### INFORMATION SHOWN ###
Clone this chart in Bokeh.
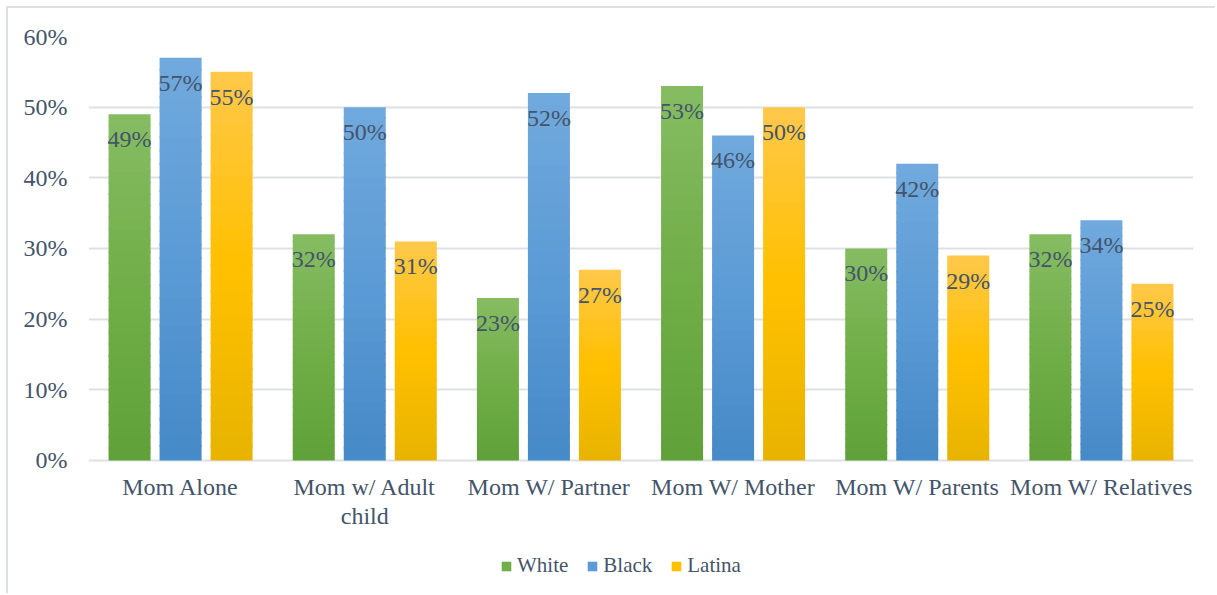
from bokeh.plotting import figure
from bokeh.models import (ColumnDataSource, FactorRange, Range1d, FixedTicker,
                          NumeralTickFormatter, Legend, LegendItem)
from bokeh.transform import dodge
from bokeh.core.properties import value
from bokeh.embed import file_html
from bokeh.resources import INLINE

categories = ["Mom Alone", "Mom w/ Adult\nchild", "Mom W/ Partner", "Mom W/ Mother",
              "Mom W/ Parents", "Mom W/ Relatives"]
series_names = ["White", "Black", "Latina"]
white = [0.49, 0.32, 0.23, 0.53, 0.30, 0.32]
black = [0.57, 0.50, 0.52, 0.46, 0.42, 0.34]
latina = [0.55, 0.31, 0.27, 0.50, 0.29, 0.25]
y_ticks = [0.0, 0.1, 0.2, 0.3, 0.4, 0.5, 0.6]

# gradient stops (top, middle, bottom) per series
grad_stops = {
    "White": ["#86bc63", "#71ae48", "#60a139"],
    "Black": ["#71a9dd", "#5b9bd5", "#4689c8"],
    "Latina": ["#ffc84a", "#ffc000", "#e8b400"],
}
offsets = [-0.277, 0.0, 0.277]
BAR_W = 0.228
N_SEG = 30

FONT = "Liberation Serif"
TXT = "#44546a"
GRID = "#dde1e7"


def hex2rgb(h):
    h = h.lstrip("#")
    return tuple(int(h[i:i + 2], 16) for i in (0, 2, 4))


def mix(c1, c2, t):
    a, b = hex2rgb(c1), hex2rgb(c2)
    return "#%02x%02x%02x" % tuple(round(a[i] + (b[i] - a[i]) * t) for i in range(3))


def grad_color(stops, f):
    # f: 0 at bottom, 1 at top
    top, mid, bot = stops
    if f < 0.5:
        return mix(bot, mid, f / 0.5)
    return mix(mid, top, (f - 0.5) / 0.5)


# frame extends below the zero line so the category labels and legend sit inside it
p = figure(x_range=FactorRange(*categories, range_padding=0),
           y_range=Range1d(-0.184, 0.6),
           width=1209, height=587, output_backend="svg", toolbar_location=None,
           min_border_left=80, min_border_right=24, min_border_top=28,
           min_border_bottom=5, outline_line_color=None,
           background_fill_color="white", border_fill_color="white")
p.styles = {"margin-left": "6px", "margin-top": "6px",
            "border-left": "2px solid #dde1e7", "border-top": "2px solid #dde1e7"}

legend_items = []
for name, vals, off in zip(series_names, [white, black, latina], offsets):
    xs, bottoms, tops, cols = [], [], [], []
    for c, v in zip(categories, vals):
        for k in range(N_SEG):
            f0 = k / N_SEG
            f1 = min(1.0, (k + 1.15) / N_SEG)
            xs.append(c)
            bottoms.append(v * f0)
            tops.append(v * f1)
            cols.append(grad_color(grad_stops[name], (k + 0.5) / N_SEG))
    src = ColumnDataSource(dict(x=xs, bottom=bottoms, top=tops, color=cols))
    r = p.vbar(x=dodge("x", off, range=p.x_range), bottom="bottom", top="top",
               width=BAR_W, source=src, fill_color="color", line_color=None)
    legend_items.append(LegendItem(label=name, renderers=[r], index=N_SEG // 2))

    lab_src = ColumnDataSource(dict(x=categories, y=vals,
                                    t=[f"{round(v * 100)}%" for v in vals]))
    p.text(x=dodge("x", off, range=p.x_range), y="y", text="t", source=lab_src,
           text_font=value(FONT), text_font_size="24px", text_color=TXT,
           text_align="center", text_baseline="top", y_offset=12)

# category labels under the zero line
cat_src = ColumnDataSource(dict(x=categories, y=[0.0] * len(categories), t=categories))
p.text(x="x", y="y", text="t", source=cat_src, text_font=value(FONT),
       text_font_size="24px", text_color=TXT, text_align="center",
       text_baseline="top", y_offset=14, text_line_height=1.1)

# axes
p.xaxis.visible = False
p.yaxis.ticker = FixedTicker(ticks=y_ticks)
p.yaxis.formatter = NumeralTickFormatter(format="0%")
p.yaxis.axis_line_color = None
p.yaxis.major_tick_line_color = None
p.yaxis.minor_tick_line_color = None
p.yaxis.major_label_standoff = 15
p.yaxis.major_label_text_font = FONT
p.yaxis.major_label_text_font_size = "24px"
p.yaxis.major_label_text_color = TXT

p.xgrid.grid_line_color = None
p.ygrid.grid_line_color = GRID
p.ygrid.grid_line_width = 2
p.ygrid.ticker = FixedTicker(ticks=y_ticks)

legend = Legend(items=legend_items, orientation="horizontal",
                location=(412, 12), padding=0, margin=0, spacing=18,
                glyph_width=12, glyph_height=12, label_standoff=5,
                label_height=20, label_text_font=FONT, label_text_font_size="21px",
                label_text_color=TXT, border_line_color=None,
                background_fill_alpha=0)
p.add_layout(legend)

open("out.html", "w").write(file_html(p, INLINE))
###
PROBLEM STATEMENT: Write out again exactly the lines from the start of the data above through the line containing "y_ticks = [0.0, 0.1, 0.2, 0.3, 0.4, 0.5, 0.6]", inclusive, excluding any pictures.

PROBLEM SOLUTION:
Clone this chart in Bokeh.
from bokeh.plotting import figure
from bokeh.models import (ColumnDataSource, FactorRange, Range1d, FixedTicker,
                          NumeralTickFormatter, Legend, LegendItem)
from bokeh.transform import dodge
from bokeh.core.properties import value
from bokeh.embed import file_html
from bokeh.resources import INLINE

categories = ["Mom Alone", "Mom w/ Adult\nchild", "Mom W/ Partner", "Mom W/ Mother",
              "Mom W/ Parents", "Mom W/ Relatives"]
series_names = ["White", "Black", "Latina"]
white = [0.49, 0.32, 0.23, 0.53, 0.30, 0.32]
black = [0.57, 0.50, 0.52, 0.46, 0.42, 0.34]
latina = [0.55, 0.31, 0.27, 0.50, 0.29, 0.25]
y_ticks = [0.0, 0.1, 0.2, 0.3, 0.4, 0.5, 0.6]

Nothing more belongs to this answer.